Upton further expounded, “We are really in a terrible time for the restaurant business.”

Del Frisco’s Grille did garner some interest in the first few months after their closure, but none were serious enough to enter into negotiations with the landlord. The landlord’s license broker revealed they received one “low-ball” offer which was rejected. The hope is that the restaurant business scene will improve once the health and safety issues are remedied sometime in the spring.

“The only way [Del Frisco’s] can get out alive is to get another restaurant tenant in there,” Upton remarked. “And the only way we can get someone in there, is if there is a liquor license attached to the property.”

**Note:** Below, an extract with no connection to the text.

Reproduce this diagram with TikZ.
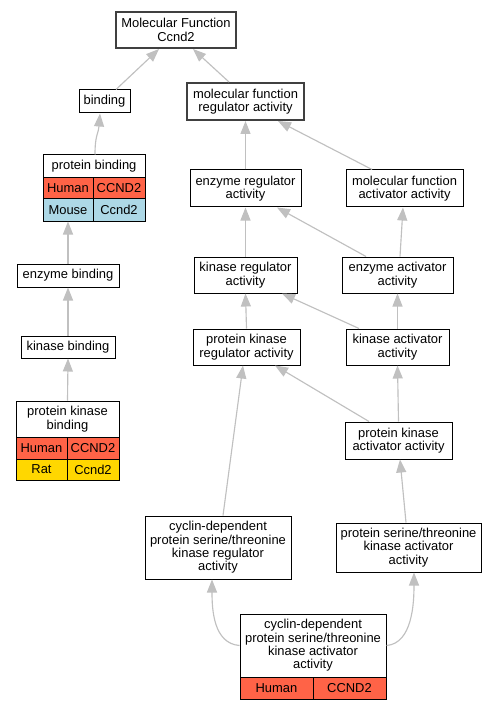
\documentclass[tikz,border=0pt]{standalone}
\usepackage{fontspec}
\setmainfont{Liberation Sans}
\usetikzlibrary{arrows.meta,calc}
\definecolor{humanc}{HTML}{FF6347}
\definecolor{mousec}{HTML}{ADD8E6}
\definecolor{ratc}{HTML}{FFD700}
\definecolor{edgec}{HTML}{C0C0C0}
\definecolor{boldc}{HTML}{404040}
\begin{document}
\begin{tikzpicture}[x=0.75pt,y=-0.75pt,
  every node/.style={font=\fontsize{9.7}{10}\selectfont},
  gobox/.style={draw=black, line width=0.75pt, fill=white, inner sep=0pt, align=center, minimum width=#1*0.75pt},
  gobox/.default=100,
  boldbox/.style={gobox=#1, draw=boldc, line width=1.5pt},
  cell/.style={draw=black, line width=0.75pt, inner sep=0pt, align=center, minimum width=#1*0.75pt},
  hum/.style={fill=humanc},
  mou/.style={fill=mousec},
  rat/.style={fill=ratc},
  isa/.style={draw=edgec, line width=0.85pt, -{Triangle[length=9.75pt,width=7.5pt]}}
]
\useasboundingbox (0,0) rectangle (496,709);
\fill[white] (0,0) rectangle (496,709);

% nodes
\node[boldbox=120, minimum height=27pt] (mf) at (176,30) {Molecular Function\\Ccnd2};
\node[gobox=51, minimum height=17.25pt] (binding) at (104.5,101.5) {binding};
\node[boldbox=117, minimum height=27.75pt] (mfra) at (245.5,101.5) {molecular function\\regulator activity};

\node[gobox=102, minimum height=17.25pt] (pbt) at (94,166.5) {protein binding};
\node[cell=50, hum, minimum height=15.75pt] (pbh1) at (68,188.5) {Human};
\node[cell=52, hum, minimum height=15.75pt] (pbh2) at (119,188.5) {CCND2};
\node[cell=50, mou, minimum height=16.5pt] (pbm1) at (68,210) {Mouse};
\node[cell=52, mou, minimum height=16.5pt] (pbm2) at (119,210) {Ccnd2};

\node[gobox=111, minimum height=27.75pt] (era) at (245.5,188.5) {enzyme regulator\\activity};
\node[gobox=117, minimum height=27.75pt] (mfaa) at (404.5,188.5) {molecular function\\activator activity};

\node[gobox=102, minimum height=17.25pt] (eb) at (68,275.5) {enzyme binding};
\node[gobox=103, minimum height=27pt] (kra) at (245.5,275) {kinase regulator\\activity};
\node[gobox=111, minimum height=27pt] (eaa) at (397.5,275) {enzyme activator\\activity};

\node[gobox=94, minimum height=16.5pt] (kb) at (68,347) {kinase binding};
\node[gobox=107, minimum height=27pt] (pkra) at (246.5,347) {protein kinase\\regulator activity};
\node[gobox=103, minimum height=27pt] (kaa) at (397.5,347) {kinase activator\\activity};

\node[gobox=103, minimum height=27pt] (pkbt) at (67.5,419) {protein kinase\\binding};
\node[cell=51, hum, minimum height=16.5pt] (pkbh1) at (41.5,448) {Human};
\node[cell=52, hum, minimum height=16.5pt] (pkbh2) at (93,448) {CCND2};
\node[cell=51, rat, minimum height=15.75pt] (pkbr1) at (41.5,469.5) {Rat};
\node[cell=52, rat, minimum height=15.75pt] (pkbr2) at (93,469.5) {Ccnd2};

\node[gobox=107, minimum height=27.75pt] (pkaa) at (398.5,440.5) {protein kinase\\activator activity};

\node[gobox=146, minimum height=47.25pt] (cdkra) at (218,547.5) {cyclin-dependent\\protein serine/threonine\\kinase regulator\\activity};
\node[gobox=145, minimum height=36.75pt] (pstkaa) at (408.5,547.5) {protein serine/threonine\\kinase activator\\activity};

\node[gobox=146, minimum height=47.25pt] (cdkaa) at (313,645.5) {cyclin-dependent\\protein serine/threonine\\kinase activator\\activity};
\node[cell=73, hum, minimum height=16.5pt] (cdkh1) at (276.5,688) {Human};
\node[cell=73, hum, minimum height=16.5pt] (cdkh2) at (349.5,688) {CCND2};

% edges
\draw[isa] ($(binding.north)+(11.5,0)$) -- ($(mf.south)+(-17,0)$);
\draw[isa] ($(mfra.north)+(-16.5,0)$) -- ($(mf.south)+(17,0)$);
\draw[isa] ($(pbt.north)+(1,0)$) .. controls ($(pbt.north)+(1,-20)$) and ($(binding.south)+(-6,20)$) .. ($(binding.south)+(-4.5,0)$);
\draw[isa] (eb.north) -- (pbm1.south);
\draw[isa] (kb.north) -- (eb.south);
\draw[isa] (pkbt.north) -- (kb.south);
\draw[isa] (era.north) -- (mfra.south);
\draw[isa] ($(mfaa.north)+(-32.5,0)$) -- ($(mfra.south)+(32.5,0)$);
\draw[isa] (kra.north) -- (era.south);
\draw[isa] ($(eaa.north)+(-31.5,0)$) -- ($(era.south)+(31.5,0)$);
\draw[isa] ($(eaa.north)+(2.5,0)$) -- ($(mfaa.south)+(-1.5,0)$);
\draw[isa] (pkra.north) -- (kra.south);
\draw[isa] ($(kaa.north)+(-38.5,0)$) -- ($(kra.south)+(36.5,0)$);
\draw[isa] (kaa.north) -- (eaa.south);
\draw[isa] ($(pkaa.north)+(-29.5,0)$) -- ($(pkra.south)+(28.5,0)$);
\draw[isa] (pkaa.north) -- (kaa.south);
\draw[isa] ($(cdkra.north)+(5,0)$) -- ($(pkra.south)+(-3.5,0)$);
\draw[isa] ($(pstkaa.north)+(-2.5,0)$) -- ($(pkaa.south)+(1.5,0)$);
\draw[isa] (cdkaa.west) .. controls ($(cdkaa.west)+(-26,-2)$) and ($(cdkra.south)+(-6,30)$) .. ($(cdkra.south)+(-6,0)$);
\draw[isa] (cdkaa.east) .. controls ($(cdkaa.east)+(26,-2)$) and ($(pstkaa.south)+(5.5,30)$) .. ($(pstkaa.south)+(5.5,0)$);
\end{tikzpicture}
\end{document}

The selectmen reiterated its support in providing Del Frisco’s with every opportunity to sell its liquor license in a timely manner.

“I have no problem doing whatever we can to accommodate your needs with COVID-19 around,” commented Selectman Vice Chair James Tigges. “Whatever we can do to help get a successful restaurant there, we will do.”

Selectman Nicholas Priest is “hopeful” the health and safety issues begin to normalize in the spring.

This liquor license matter is currently in front of the selectmen as a public hearing, which has been continued to the board’s meeting on March 22.